Chris Douglas has become as much of a famous name in Duke football lore as an infamous one. The running back was the last one to scamper for a thousand yards in a season, celebrating his tenth year with such claim, and may very well hold on to that a few more years.
However, it won’t be for an impotent running game.
With Coach David Cutcliffe shifting to a zone read offense, like Vince Young at Texas years back, the Blue Devils are expecting a more balanced offensive playbook. Last season, Duke ran the ball on 44% of their offensive plays. That split is going to go up this year to something closer to 50%.
Now, if the Duke running game weren’t to improve AT ALL, this likely uptick in play calling would result in an extra 200 yards over the season. Of course, they will improve. Returning is the third most experienced offensive line in the country, anchored by Laken Tomlinson and Perry Simmons. On top of that, you’ve got Duke’s top six rushers returning; four running backs, Anthony Boone, and Brandon Connette.
The top three backs consist of varying amounts of experience. Jela Duncan, the leading rusher a year ago with 560 yards on just 110 carries, returns for his true sophomore year. The 5-10, 210 pounder runs downhill as if only God could stop him. While some backs like to cut and dance around tacklers, Duncan prefers to dare them to bring him down. He uses this to end every play falling forward for an extra two yards almost every rush. It was actually a big piece to his success last year. His relentless motor often saw him shed not one, not two, not three, not four (sorry, Lebron) but more tacklers on his way to the pylon.
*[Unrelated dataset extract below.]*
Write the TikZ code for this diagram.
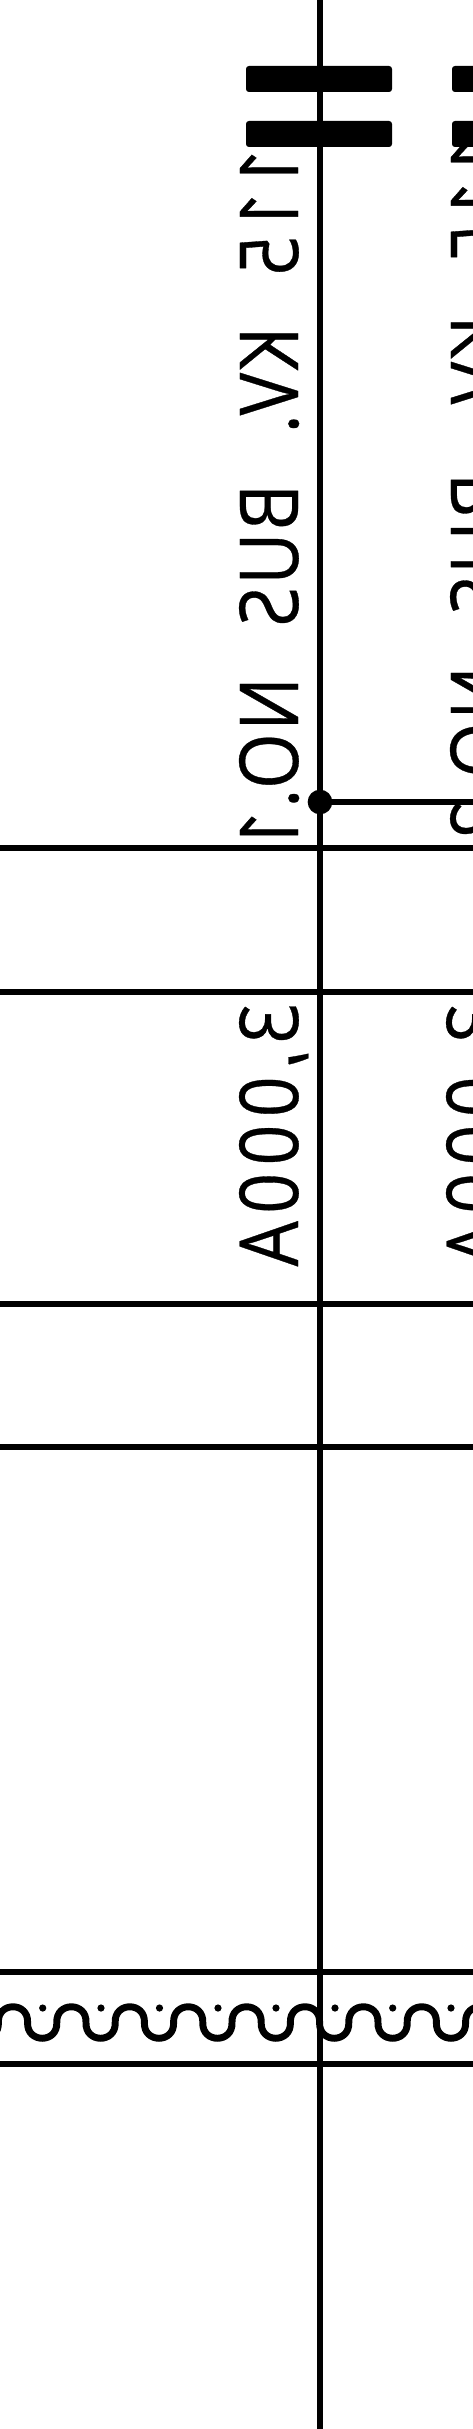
\documentclass[tikz,border=0pt]{standalone}
\usepackage{fontspec}
\newfontfamily\busfont[FakeStretch=0.88,LetterSpace=3,WordSpace=2.4,FakeBold=0.4]{Open Sans}
\newfontfamily\ampfont[FakeStretch=0.88,LetterSpace=9,FakeBold=0.4]{Open Sans}
\tikzset{
  wire/.style={line width=4.9pt,black},
  thinline/.style={line width=4.6pt,black},
  busbar/.style={fill=black,rounded corners=2.2pt,minimum width=109.5pt,minimum height=19.5pt,inner sep=0pt},
  junction/.style={circle,fill=black,minimum size=18.5pt,inner sep=0pt},
  tick/.style={circle,fill=black,minimum size=5.4pt,inner sep=0pt},
  label/.style={rotate=-90,yscale=-1,anchor=base west,inner sep=0pt},
  buslabel/.style={label,font=\busfont\fontsize{61pt}{61pt}\selectfont},
  amplabel/.style={label,font=\ampfont\fontsize{61pt}{61pt}\selectfont},
}
\begin{document}
\begin{tikzpicture}[x=0.75pt,y=-0.75pt]
\useasboundingbox (0,0) rectangle (473,2429);
\clip (0,0) rectangle (473,2429);
\fill[white] (0,0) rectangle (473,2429);
% horizontal rules
\foreach \yy in {848,992,1304,1447,1972,2064}{
  \draw[thinline] (-5,\yy) -- (478,\yy);
}
% bus bars
\node[busbar] (bara1) at (319,79) {};
\node[busbar] (bara2) at (319,134) {};
\node[busbar] (barb1) at (525,79) {};
\node[busbar] (barb2) at (525,134) {};
% feeder
\coordinate (top) at (320,-5);
\coordinate (bottom) at (320,2434);
\draw[wire] (top) -- (bottom);
% tap
\node[junction] (tap) at (320,802) {};
\coordinate (tapend) at (478,802);
\draw[wire] (tap.center) -- (tapend);
% labels
\node[buslabel] (buslabela) at (298,148) {115 KV. BUS NO.1};
\node[buslabel] (buslabelb) at (509,137) {115 KV. BUS NO.2};
\node[amplabel] (ampa) at (298,1003) {3,000A};
\node[amplabel] (ampb) at (505,1003) {3,000A};
% winding
\draw[line width=5.2pt,black]
  (-60,2022.5)
  foreach \k in {0,...,9}{
    .. controls +(-1,-21) and +(1,-21) .. ++(29.2,0)
    .. controls +(-1,21) and +(1,21) .. ++(29.2,0)
  };
\foreach \xx/\nm in {42.7/a,101/b,159.5/c,218/d,276/e,335/f,392.7/g,451/h}{
  \node[tick] (dot\nm) at (\xx,2008) {};
}
\end{tikzpicture}
\end{document}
Of all the Duke horses in the stable, this colt has the best chance of breaking Douglas’ streak but it won’t be this year.
Joining him again this season is redshirt junior Josh Snead. Duke fans won’t soon forget what could have been in the Belk Bowl as Snead fumbled the ball on the 5 yard line in the closing minutes of the game for what would have been the go ahead touchdown. Alas, it wasn’t meant to be and Cincinnati would score two fluke touchdowns in the final minute and a half to cover the 9 point spread.
Yet, it’s a new season for the Smithfield (coincidentally, my hometown as well) native and Snead has no doubt used that motivation to further his abilities this offseason. In high school, Snead was part of one of the better triple option attacks in the state with UNC commits Justin Dixon and D.J. Bunn (no relation) so sharing carries has never been a problem. He will be counted on to bring top end speed (I still have memories of him blowing past Alabama on a few runs) and, probably, act as a receiver on swing passes. He, too, was a five yard per carry back and will look to build on that this season.
The third of the returning leaders is Juwan Thompson, a true senior returning for his last shot at a bowl win. Thompson is built like a bull but possess soft hands, which allowed him to lead all running backs in receptions last year and the third leading returner of all receivers.
Thompson started all but one game ast season and has become one of the most versatile backs in the conference. The mack truck in the backfield has increased his yards per carry each season and will look to be the third rusher with over five yards a tote. With Thompson lined up beside Boone, the offense becomes a bigger threat because defenses can’t key in on one option.
The fourth key member of the stable is yet to be determined. Shaq Powell was actually more highly touted than Jela Duncan coming out of high school but with such a competitive backfield, was unable to find the snaps required to show off his skills.
Powell is the leading candidate to step up when those ahead of him get injured or need a breather but, truthfully, he might be the most complete back of them all. He won’t be without competitor though. Joseph Ajeigbe will push for snaps as a true freshman. The #61 running back in his class according to ESPN.com, Ajeigbe is another stout and powerful runner that dashed for over 4,500 yards and 48 touchdowns for Norco High School in Riverside, California. While it is probable Ajeigbe takes a redshirt this year, don’t underestimate his skill as he could very well push his way up the depth chart after practice starts.
That is what’s most impressive with this years Duke team. What was one of the worst rushing teams in the country last year, should be one of the best in the conference in terms of yards per game. In fact, I’m calling for the Stable to run for over 180 yards per game this season.